Other workers spoke of being charged illegal recruitment fees for their job, not receiving wages and benefits in time and in full, having their passports taken so that they could not travel abroad without prior permission from their employer, and facing difficulties or being unwilling to access formal complaint mechanisms.
United Arab Emirates law prohibits discrimination, forced labour and human trafficking. Yet the authorities rarely prosecute such cases, if ever.
There is a significant disconnect between the Emirate’s stated ambition of being a modern, international state and the reality of racial discrimination and forced labour practices that migrant workers are facing. Although the Expo organisers developed higher labour standards than national laws and mechanisms to lodge complaints, workers are often too fearful of speaking out because of the real risk of punishment by employers or state authorities.
If women and men are being subjected to these exploitative practices at Expo 2020 Dubai, where the resources available for monitoring labour compliance and the standards applied are higher than the national labour regime, questions must be raised about the risks of forced labour and other forms of exploitation in the UAE more broadly.
With 192 country pavilions and some of the largest consumer brands as sponsors and partners, practically every major economy in the world is represented at Expo, including the United States, China, the United Kingdom, Japan, Germany, and India.
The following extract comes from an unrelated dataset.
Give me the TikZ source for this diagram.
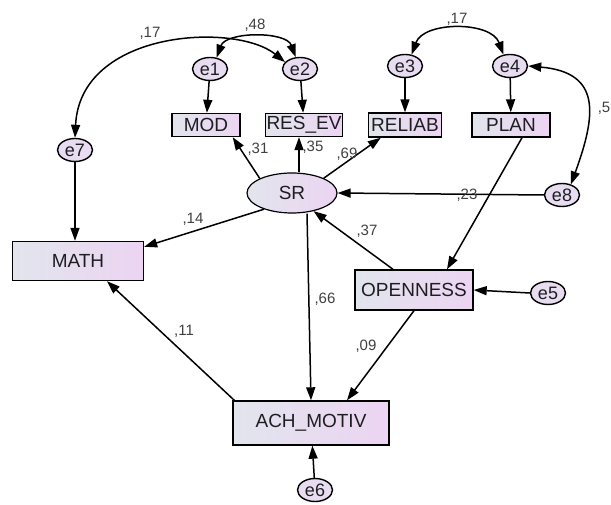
\documentclass[tikz,border=0pt]{standalone}
\usepackage{fontspec}
\setmainfont{Liberation Sans}
\usetikzlibrary{arrows.meta,shapes.geometric}

\definecolor{boxleft}{RGB}{226,229,237}
\definecolor{boxright}{RGB}{236,212,242}
\definecolor{errfill}{RGB}{232,220,240}
\definecolor{txt}{RGB}{30,30,34}

\tikzset{
  box/.style={draw, line width=1.4pt, rectangle, inner sep=0pt, left color=boxleft, right color=boxright, text=txt, font=\fontsize{19}{21}\selectfont},
  err/.style={draw, line width=1.4pt, ellipse, inner sep=0pt, minimum width=35pt, minimum height=23pt, fill=errfill, text=txt, font=\fontsize{18}{20}\selectfont},
  lat/.style={draw, line width=1.2pt, ellipse, inner sep=0pt, left color=boxleft, right color=boxright, text=txt, font=\fontsize{19}{21}\selectfont},
  arr/.style={line width=1.5pt, -{Triangle[length=13pt,width=9pt]}},
  cov/.style={line width=1.5pt, {Triangle[length=13pt,width=9pt]}-{Triangle[length=13pt,width=9pt]}},
  coef/.style={inner sep=0pt, text=txt!85, font=\fontsize{15}{17}\selectfont}
}

\begin{document}
\begin{tikzpicture}[x=1pt,y=1pt]
    \useasboundingbox (0,0) rectangle (611,-505);

    % draw error terms
    \node[err] (e1) at (210,-69) {e1};
    \node[err] (e2) at (300,-69) {e2};
    \node[err] (e3) at (405,-66) {e3};
    \node[err] (e4) at (510,-66) {e4};
    \node[err] (e7) at (75,-150) {e7};
    \node[err] (e8) at (562,-195) {e8};
    \node[err] (e5) at (548,-293) {e5};
    \node[err] (e6) at (315,-490) {e6};

    % draw observed variables
    \node[box, minimum width=68pt, minimum height=23pt] (MOD) at (206,-125) {MOD};
    \node[box, minimum width=77pt, minimum height=23pt] (RESEV) at (304,-125) {RES\_EV};
    \node[box, minimum width=73pt, minimum height=24pt] (RELIAB) at (405,-125) {RELIAB};
    \node[box, minimum width=78pt, minimum height=24pt] (PLAN) at (511,-125) {PLAN};
    \node[box, minimum width=131pt, minimum height=39pt] (MATH) at (78,-261) {MATH};
    \node[box, minimum width=118pt, minimum height=40pt] (OPEN) at (414,-290) {OPENNESS};
    \node[box, minimum width=156pt, minimum height=44pt] (ACH) at (311,-423) {ACH\_MOTIV};

    % draw latent variable
    \node[lat, minimum width=90pt, minimum height=40pt] (SR) at (292,-193) {SR};

    % draw paths
    \draw[arr] (e1) -- (MOD);
    \draw[arr] (e2) -- (RESEV);
    \draw[arr] (e3) -- (RELIAB);
    \draw[arr] (e4) -- (PLAN);
    \draw[arr] (e7) -- (e7 |- MATH.north);
    \draw[arr] (e6) -- (ACH);
    \draw[arr] (e5.west) -- (OPEN.east);
    \draw[arr] (e8.west) -- (SR.east);
    \draw[arr] (SR.north west) -- ([xshift=-8pt]MOD.south east);
    \draw[arr] ([xshift=7pt]SR.north) -- ([xshift=-5pt]RESEV.south);
    \draw[arr] (SR.25) -- ([xshift=13pt]RELIAB.south west);
    \draw[arr] (SR.210) -- ([yshift=-6pt]MATH.north east);
    \draw[arr] ([xshift=15pt]SR.south) -- (ACH.north);
    \draw[arr] ([xshift=11pt]PLAN.south) -- ([xshift=33pt]OPEN.north);
    \draw[arr] ([xshift=-21pt]OPEN.north) -- (SR.-40);
    \draw[arr] (OPEN.south) -- ([xshift=36pt]ACH.north);
    \draw[arr] ([xshift=2pt]ACH.north west) -- ([xshift=29pt]MATH.south);

    % draw covariances
    \draw[cov] (e1.60) to[out=70,in=110,looseness=0.9] (e2.110);
    \draw[cov] (e7.north) .. controls (80,-30) and (235,-22) .. (e2.155);
    \draw[cov] (e3.60) to[out=70,in=110,looseness=1.0] (e4.120);
    \draw[cov] (e4.east) to[out=-5,in=70,looseness=1.5] (e8.50);

    % draw coefficients
    \node[coef] (c17a) at (150,-33) {,17};
    \node[coef] (c48) at (255,-25) {,48};
    \node[coef] (c17b) at (457,-19) {,17};
    \node[coef] (c5) at (604,-108) {,5};
    \node[coef] (c31) at (258,-149) {,31};
    \node[coef] (c35) at (313,-147) {,35};
    \node[coef] (c69) at (347,-154) {,69};
    \node[coef] (c14) at (193,-219) {,14};
    \node[coef] (c23) at (467,-195) {,23};
    \node[coef] (c37) at (367,-231) {,37};
    \node[coef] (c66) at (325,-299) {,66};
    \node[coef] (c11) at (184,-331) {,11};
    \node[coef] (c09) at (366,-346) {,09};

  \end{tikzpicture}
\end{document}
The failure to protect migrant workers from forced labour practices at Expo also reflects the sacrifice of human rights at the altar of good trading relationships with wealthy but restrictive countries like the United Arab Emirates.
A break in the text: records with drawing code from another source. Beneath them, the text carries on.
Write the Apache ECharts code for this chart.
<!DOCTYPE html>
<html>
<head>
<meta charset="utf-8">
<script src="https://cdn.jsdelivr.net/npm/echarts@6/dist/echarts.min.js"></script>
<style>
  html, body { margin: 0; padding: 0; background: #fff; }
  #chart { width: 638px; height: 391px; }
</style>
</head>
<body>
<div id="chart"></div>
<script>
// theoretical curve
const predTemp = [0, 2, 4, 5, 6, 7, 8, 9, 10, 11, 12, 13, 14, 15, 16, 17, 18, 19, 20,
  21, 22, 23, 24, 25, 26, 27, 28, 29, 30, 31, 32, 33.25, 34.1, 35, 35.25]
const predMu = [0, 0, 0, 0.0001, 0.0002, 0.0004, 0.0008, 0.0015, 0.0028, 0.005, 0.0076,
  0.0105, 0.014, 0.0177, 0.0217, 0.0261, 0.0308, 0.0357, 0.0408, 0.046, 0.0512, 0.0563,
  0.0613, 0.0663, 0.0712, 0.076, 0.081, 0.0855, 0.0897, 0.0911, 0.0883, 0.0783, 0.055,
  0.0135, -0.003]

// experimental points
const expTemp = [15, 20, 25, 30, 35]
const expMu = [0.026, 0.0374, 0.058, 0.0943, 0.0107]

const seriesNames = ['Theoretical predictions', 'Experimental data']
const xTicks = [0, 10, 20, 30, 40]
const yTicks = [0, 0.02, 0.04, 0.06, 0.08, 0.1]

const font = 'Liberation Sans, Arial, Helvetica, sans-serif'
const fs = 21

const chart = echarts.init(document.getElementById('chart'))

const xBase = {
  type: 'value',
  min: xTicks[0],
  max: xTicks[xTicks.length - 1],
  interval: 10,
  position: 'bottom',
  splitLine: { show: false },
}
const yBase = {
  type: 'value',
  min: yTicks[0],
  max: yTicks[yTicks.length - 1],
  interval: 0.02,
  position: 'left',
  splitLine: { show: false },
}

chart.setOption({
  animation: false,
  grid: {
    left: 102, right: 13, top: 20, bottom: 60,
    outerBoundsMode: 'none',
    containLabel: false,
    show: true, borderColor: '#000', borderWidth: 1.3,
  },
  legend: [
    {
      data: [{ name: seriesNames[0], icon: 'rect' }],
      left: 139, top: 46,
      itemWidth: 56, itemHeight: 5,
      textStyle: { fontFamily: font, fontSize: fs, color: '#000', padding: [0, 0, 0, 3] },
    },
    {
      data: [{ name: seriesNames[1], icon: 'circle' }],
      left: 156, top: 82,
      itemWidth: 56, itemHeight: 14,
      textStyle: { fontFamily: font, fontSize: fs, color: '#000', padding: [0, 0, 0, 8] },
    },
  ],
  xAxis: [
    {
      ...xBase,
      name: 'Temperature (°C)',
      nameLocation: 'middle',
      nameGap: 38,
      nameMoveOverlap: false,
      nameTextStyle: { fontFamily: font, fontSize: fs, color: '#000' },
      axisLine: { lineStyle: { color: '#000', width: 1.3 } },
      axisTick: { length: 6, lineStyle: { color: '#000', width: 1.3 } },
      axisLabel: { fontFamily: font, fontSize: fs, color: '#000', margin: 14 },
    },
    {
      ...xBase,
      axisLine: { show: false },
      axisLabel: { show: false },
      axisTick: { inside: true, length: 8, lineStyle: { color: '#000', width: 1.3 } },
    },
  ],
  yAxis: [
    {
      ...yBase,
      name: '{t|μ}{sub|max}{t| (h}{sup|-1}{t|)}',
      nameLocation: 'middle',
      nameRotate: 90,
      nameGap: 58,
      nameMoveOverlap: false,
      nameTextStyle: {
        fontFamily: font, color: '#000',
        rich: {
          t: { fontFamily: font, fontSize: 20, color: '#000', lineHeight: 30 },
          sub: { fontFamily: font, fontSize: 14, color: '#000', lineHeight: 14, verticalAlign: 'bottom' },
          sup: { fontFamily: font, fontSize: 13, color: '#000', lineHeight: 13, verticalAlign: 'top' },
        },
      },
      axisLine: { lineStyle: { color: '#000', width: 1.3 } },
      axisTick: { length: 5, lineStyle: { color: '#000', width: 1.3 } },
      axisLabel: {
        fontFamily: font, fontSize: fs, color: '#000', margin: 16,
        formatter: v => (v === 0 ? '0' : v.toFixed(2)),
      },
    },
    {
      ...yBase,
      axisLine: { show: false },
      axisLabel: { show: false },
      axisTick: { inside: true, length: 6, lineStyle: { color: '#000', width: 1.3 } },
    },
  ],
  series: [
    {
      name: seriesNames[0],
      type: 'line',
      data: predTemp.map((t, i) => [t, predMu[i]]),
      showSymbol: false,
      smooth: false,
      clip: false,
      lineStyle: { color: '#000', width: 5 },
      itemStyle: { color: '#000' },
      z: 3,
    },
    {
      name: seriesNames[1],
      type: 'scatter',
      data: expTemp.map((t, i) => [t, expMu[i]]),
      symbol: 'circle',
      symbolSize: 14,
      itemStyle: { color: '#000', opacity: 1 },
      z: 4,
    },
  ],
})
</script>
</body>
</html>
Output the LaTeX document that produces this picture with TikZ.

The Emirates’s new labour laws, taking effect today, do not address the non-compliance of existing protections by business because of weak enforcement by the authorities. Trade unionism will continue to be illegal in the Emirates leaving workers without the protection of representation necessary to voice their concerns without fear of retribution or losing their job.
Without active enforcement and recognition of workers’ rights to freedom of association, collective bargaining, and other trade union rights, the United Arab Emirates new labour laws will do little to address the country’s labour exploitation crisis.